# Salvage value of aluminum



## Jena (Aug 13, 2003)

My house is being resided. Is it worth hauling the old aluminum siding in for salvage value? How much might it be worth?

Jena


----------



## PyroDon (Jul 30, 2006)

Yes definately 
not sure about your area but here it will bring 50 cents a pound or better 
a couple hundred pounds is always worth the trip


----------



## DenverGirlie (Dec 22, 2005)

yes - got .63 a pound a few weeks ago. call some recyclers and see what their rates are in your area.

We pick up cans from time to time... nets more than enough for a few extra dinners out.


----------



## debd0712 (Aug 23, 2005)

Call around to different scrap yards as the price paid varies a great deal. There is one place near here paying $.70 per pound while a different one in a different town about the same distance from me pays $.20 per pound. Guess which one I go to?

Debbie


----------



## TnAndy (Sep 15, 2005)

We only have the choice of one yard locally....they pay 45 cents/lb.

Aluminum siding weighs in the 40-50lbs per square range ( 100 square feet ), and even a typical small home will have 12-15 squares.....a larger two story will have 20-25 or more....so you could have between 200 and 500 bucks in scrap metal......depending on your local prices.

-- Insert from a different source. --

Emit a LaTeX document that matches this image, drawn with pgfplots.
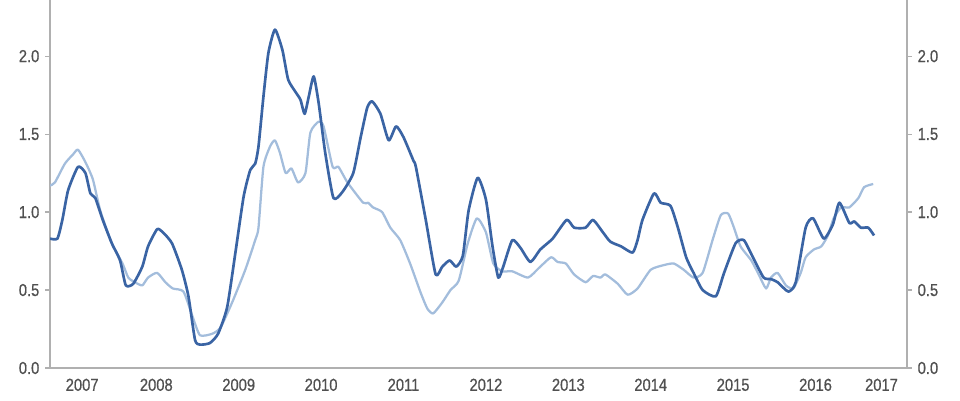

One thing to check.....some siding had a fiberboard or foam glued to the back of it for insulation and to increase stiffness. See how much your scrap dealer will pay for it IF it has that......ours cuts it to about nothing if it's not "clean" ( fairly pure aluminum ) scrap. May save you a trip to the scrap yard.


----------



## GrannyG (Mar 26, 2005)

We took in a bunch of cans last week. They were paying 72 cents a pound here.


----------



## Jena (Aug 13, 2003)

Well I have 17 squares so it should be worth the trip! Cool! Thanks!

Jena


----------



## moopups (May 12, 2002)

Just be sure that the aluminum is free of iron screws, that is called 'irony aluminum' and is much less valued, you should call and ask about 'painted sheet' prices. Remove any iron before you go to the scrap yard.


----------



## Ken Scharabok (May 11, 2002)

Agree with above. Call around and find out how to prepare it to bring the best price.


----------



## MyHomesteadName (Dec 2, 2006)

Absolutely. Do it.


----------



## Ken Scharabok (May 11, 2002)

Side aspect. If you also take off what will remain do have the house wrap up on before putting up whatever will be exterior. Very cost efficient to use.

I know of a family in the Washington DC area. Older house with no insulation and exterior they didn't particularly care for. Interior was horsehair plaster. One side at a time they pulled off exterior, exposing wall studs. Added extra outlets, put in insulation, plywood, house wrap and then new exterior. H&AC dropped about half and they now have a house they are pleased with. Did (actually about 90% the wife) almost all of the labor themselves. One of those case where they purchased the house about 25 years ago and then rented it out when husband was on military assignment elsewhere. Now their permanent home for a while at least. Not only property appreciation, but work, makes it worth about ten times what they paid for it.


----------



## Esteban29304 (Apr 29, 2003)

Just sold #600 of cans for $.75/lb. & #120 sheet aluminum for $.79 in Fl.


----------



## hoofinitnorth (Oct 18, 2006)

On the flip side, if you don't want to mess with salvaging it, post it on freecycle and have someone haul it away for free (lots of people probably could use it for outbuildings or cabins).


----------



## RosewoodfarmVA (Oct 5, 2005)

Being an owner of an older house with aluminum siding, I know there are people in your area looking for extra that matches theirs. It isn't being made anymore, and atleast for myself, I'm always looking out for people residing houses that I can get the old siding incase I ever need to replace some, or add on. I'm sure you can get twice the price if you salvage it carefully and then advertize it around. You'll also be doing someone a favor! Nathan


----------



## e.alleg (Jan 13, 2006)

It's good to use in case you build a garage or workshop or something, I would make room and save it


----------



## country_wife (Sep 24, 2004)

Aluminum siding is worth so much here that people are actually STEALING it from vacant, and sometimes occupied, homes.


----------